I'm sure that's not helping, but I don't think that's all of it. I've listened to a lot of speakers without BSC that still sounded good, but I've found that typically, the smaller the driver, the weaker the midbass presence is.
Hi guys,

Bill Fitzpatrick is probably right to some extent. One thing a lot of people don't realize is that the notch filter on my site is BSC. It basically brings the midrange down in level a bit to match up with a midbass and treble. (The driver has a natural bump in the baffle step area too which is also helped by the notch.)

This arrangement works on a lot of full range drivers that have slightly depressed treble output. On some other drivers with more treble output (such as the Jordan JX92s for example) a more traditional coil/resistor combo will work better.

The only real negative to the notch is effectively lower power handling. The driver will hit xmax faster because reduced mid output will require you to turn it up more to compensate. For some people, this is reason enough to not use the notch and live with the slightly shouty mids / lower midbass output.

There's a few setup details to really help the 871's integrate with a sub. First, if using a HT receiver, set the crossover to 150 hz if you can. Then, set your sub's plate amp crossover to 150hz too. Then you get the natural 2nd order 871 rolloff with the plate amp 2nd order rolloff to assist the HT receiver rolloff (usually 4th order but sometimes only 2nd) to an effective tall order, usually around 6th order.

The only other thing, and this is usually the hard one, is to place the sub as close to between the satellites as possible. Localization of a sub is way less noticable if the sub is in the center and IMHO that's the only way to can get a high crossover point to sound good. Stay far away from the "single sub in the corner" syndrome unless you're crossing over at 50hz 4th order or lower.

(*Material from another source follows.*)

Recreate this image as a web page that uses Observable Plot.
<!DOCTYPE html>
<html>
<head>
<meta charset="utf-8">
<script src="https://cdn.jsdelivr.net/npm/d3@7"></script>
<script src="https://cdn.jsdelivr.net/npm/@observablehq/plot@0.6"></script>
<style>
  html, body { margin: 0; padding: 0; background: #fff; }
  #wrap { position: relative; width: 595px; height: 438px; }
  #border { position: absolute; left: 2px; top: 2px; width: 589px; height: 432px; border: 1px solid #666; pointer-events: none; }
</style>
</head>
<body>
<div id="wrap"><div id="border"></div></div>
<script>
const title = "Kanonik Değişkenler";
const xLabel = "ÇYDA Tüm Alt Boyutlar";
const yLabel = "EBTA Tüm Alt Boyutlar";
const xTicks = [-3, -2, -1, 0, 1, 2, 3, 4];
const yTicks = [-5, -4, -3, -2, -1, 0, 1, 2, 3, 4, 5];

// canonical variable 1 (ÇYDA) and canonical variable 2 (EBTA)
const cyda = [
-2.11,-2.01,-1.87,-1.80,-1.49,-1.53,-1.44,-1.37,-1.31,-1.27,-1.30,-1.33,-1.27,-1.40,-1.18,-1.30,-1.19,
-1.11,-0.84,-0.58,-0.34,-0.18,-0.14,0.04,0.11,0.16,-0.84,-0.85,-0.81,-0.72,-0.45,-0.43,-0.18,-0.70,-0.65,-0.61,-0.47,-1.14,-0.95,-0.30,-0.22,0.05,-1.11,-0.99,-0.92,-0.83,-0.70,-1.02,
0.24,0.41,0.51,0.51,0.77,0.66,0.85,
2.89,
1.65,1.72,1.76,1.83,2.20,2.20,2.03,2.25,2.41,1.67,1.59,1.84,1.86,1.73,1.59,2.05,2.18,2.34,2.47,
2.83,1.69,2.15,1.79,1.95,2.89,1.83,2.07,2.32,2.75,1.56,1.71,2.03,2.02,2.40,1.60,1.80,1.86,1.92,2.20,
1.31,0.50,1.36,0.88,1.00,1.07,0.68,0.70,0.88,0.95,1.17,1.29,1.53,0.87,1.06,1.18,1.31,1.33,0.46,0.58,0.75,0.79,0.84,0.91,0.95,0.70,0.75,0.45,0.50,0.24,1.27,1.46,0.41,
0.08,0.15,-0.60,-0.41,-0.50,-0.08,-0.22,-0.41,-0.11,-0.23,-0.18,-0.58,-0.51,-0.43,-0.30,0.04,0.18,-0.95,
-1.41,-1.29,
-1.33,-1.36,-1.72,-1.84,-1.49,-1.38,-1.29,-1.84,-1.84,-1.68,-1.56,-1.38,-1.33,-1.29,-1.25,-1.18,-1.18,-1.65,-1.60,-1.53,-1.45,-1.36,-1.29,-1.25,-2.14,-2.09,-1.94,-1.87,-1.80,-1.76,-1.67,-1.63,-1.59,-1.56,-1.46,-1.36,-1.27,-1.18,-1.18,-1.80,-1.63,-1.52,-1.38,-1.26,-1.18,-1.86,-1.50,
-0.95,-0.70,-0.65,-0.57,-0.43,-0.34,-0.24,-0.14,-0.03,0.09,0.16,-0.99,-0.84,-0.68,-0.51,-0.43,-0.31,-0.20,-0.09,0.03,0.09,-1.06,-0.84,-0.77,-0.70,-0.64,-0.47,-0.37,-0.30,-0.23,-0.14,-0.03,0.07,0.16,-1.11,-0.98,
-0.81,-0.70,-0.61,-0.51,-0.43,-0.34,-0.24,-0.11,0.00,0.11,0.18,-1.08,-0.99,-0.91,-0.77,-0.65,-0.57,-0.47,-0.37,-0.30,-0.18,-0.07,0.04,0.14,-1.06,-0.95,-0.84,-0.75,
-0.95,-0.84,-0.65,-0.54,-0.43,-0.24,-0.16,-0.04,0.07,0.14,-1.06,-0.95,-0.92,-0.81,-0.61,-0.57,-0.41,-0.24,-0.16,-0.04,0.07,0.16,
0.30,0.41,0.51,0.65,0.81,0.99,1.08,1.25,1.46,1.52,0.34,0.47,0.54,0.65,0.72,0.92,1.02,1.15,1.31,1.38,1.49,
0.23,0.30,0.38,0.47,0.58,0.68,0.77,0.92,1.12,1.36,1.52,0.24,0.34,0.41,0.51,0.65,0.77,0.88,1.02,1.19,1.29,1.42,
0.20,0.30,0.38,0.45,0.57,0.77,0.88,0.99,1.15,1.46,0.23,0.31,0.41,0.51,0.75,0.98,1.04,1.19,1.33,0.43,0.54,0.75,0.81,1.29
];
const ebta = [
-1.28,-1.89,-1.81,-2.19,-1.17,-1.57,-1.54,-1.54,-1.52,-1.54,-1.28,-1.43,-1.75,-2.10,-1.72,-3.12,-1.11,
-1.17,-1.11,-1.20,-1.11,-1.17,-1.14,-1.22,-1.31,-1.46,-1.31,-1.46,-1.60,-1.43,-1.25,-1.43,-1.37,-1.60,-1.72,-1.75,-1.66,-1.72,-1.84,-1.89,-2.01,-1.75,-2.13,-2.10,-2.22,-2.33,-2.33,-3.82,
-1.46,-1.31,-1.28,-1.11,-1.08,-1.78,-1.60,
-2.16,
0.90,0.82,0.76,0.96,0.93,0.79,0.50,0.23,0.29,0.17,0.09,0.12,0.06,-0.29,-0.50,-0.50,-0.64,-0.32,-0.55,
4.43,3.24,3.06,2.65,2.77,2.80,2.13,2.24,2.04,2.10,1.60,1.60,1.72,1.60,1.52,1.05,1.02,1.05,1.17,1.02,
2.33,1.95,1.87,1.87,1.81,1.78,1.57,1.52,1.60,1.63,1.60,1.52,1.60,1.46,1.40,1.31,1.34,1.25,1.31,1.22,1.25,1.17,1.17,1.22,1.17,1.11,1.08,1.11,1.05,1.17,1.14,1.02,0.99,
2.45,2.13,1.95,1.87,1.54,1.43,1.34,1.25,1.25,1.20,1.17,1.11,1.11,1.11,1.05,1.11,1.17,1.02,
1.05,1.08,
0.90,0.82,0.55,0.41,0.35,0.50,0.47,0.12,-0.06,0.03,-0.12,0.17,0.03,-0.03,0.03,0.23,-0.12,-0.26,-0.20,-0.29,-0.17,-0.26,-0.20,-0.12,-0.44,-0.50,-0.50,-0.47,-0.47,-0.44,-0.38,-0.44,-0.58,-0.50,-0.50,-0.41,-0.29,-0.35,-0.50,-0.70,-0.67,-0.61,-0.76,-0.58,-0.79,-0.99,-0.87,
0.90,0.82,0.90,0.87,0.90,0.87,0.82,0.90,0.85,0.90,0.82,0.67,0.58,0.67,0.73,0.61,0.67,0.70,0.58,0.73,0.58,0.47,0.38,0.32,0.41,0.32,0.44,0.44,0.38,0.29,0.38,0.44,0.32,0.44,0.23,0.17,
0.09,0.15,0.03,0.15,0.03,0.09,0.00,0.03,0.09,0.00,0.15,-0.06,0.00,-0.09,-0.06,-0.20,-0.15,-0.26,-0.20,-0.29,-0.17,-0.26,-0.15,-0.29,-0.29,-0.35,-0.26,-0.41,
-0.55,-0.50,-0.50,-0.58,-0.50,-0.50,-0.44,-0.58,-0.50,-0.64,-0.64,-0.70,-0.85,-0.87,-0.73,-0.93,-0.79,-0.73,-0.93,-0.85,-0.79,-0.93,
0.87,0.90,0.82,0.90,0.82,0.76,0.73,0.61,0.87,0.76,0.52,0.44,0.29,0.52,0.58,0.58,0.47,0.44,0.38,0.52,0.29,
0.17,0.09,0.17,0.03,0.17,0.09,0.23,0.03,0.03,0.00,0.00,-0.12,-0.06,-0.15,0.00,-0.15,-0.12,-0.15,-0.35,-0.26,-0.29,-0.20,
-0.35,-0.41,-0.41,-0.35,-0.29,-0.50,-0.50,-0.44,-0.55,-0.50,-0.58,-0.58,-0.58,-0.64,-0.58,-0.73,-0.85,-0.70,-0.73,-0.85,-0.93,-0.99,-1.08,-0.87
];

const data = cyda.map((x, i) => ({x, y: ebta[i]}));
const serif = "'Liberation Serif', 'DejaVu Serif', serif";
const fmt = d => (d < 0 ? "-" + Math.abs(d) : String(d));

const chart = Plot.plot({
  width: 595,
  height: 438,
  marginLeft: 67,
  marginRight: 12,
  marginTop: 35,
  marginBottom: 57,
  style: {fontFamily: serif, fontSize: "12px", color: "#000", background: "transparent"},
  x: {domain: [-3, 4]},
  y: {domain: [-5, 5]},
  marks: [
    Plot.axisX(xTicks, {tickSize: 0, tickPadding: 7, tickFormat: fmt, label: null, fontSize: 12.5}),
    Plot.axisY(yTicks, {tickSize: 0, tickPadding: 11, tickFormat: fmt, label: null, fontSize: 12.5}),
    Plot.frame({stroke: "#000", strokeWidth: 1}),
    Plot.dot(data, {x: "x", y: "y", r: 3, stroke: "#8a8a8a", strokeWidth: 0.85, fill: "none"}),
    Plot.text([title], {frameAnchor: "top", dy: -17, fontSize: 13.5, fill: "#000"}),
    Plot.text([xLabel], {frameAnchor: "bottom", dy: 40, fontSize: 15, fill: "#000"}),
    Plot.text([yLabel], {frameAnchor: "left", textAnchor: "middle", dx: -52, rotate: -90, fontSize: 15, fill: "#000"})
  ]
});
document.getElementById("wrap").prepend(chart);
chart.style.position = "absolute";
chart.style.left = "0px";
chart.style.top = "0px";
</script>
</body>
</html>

For more power handling, set the crossover at 200hz and then run the plate amp full range for the smoothest integration. In this situation, it's even more important to have the sub exactly between the satelites. Right under your TV if you have one there.

At one point, I did the above setup with a Panasonic XR-25 receiver I had laying around and visitors were shocked at how good it sounded.

ps. There's still a lot of those XR-25's on Ebay. Snatch them up. They sound nearly as good as the XR-45 big brother, which I also owned at one point. A Panny XR-25 with 6 871's and a small sub w/plate amp makes a great sounding cheap HT system.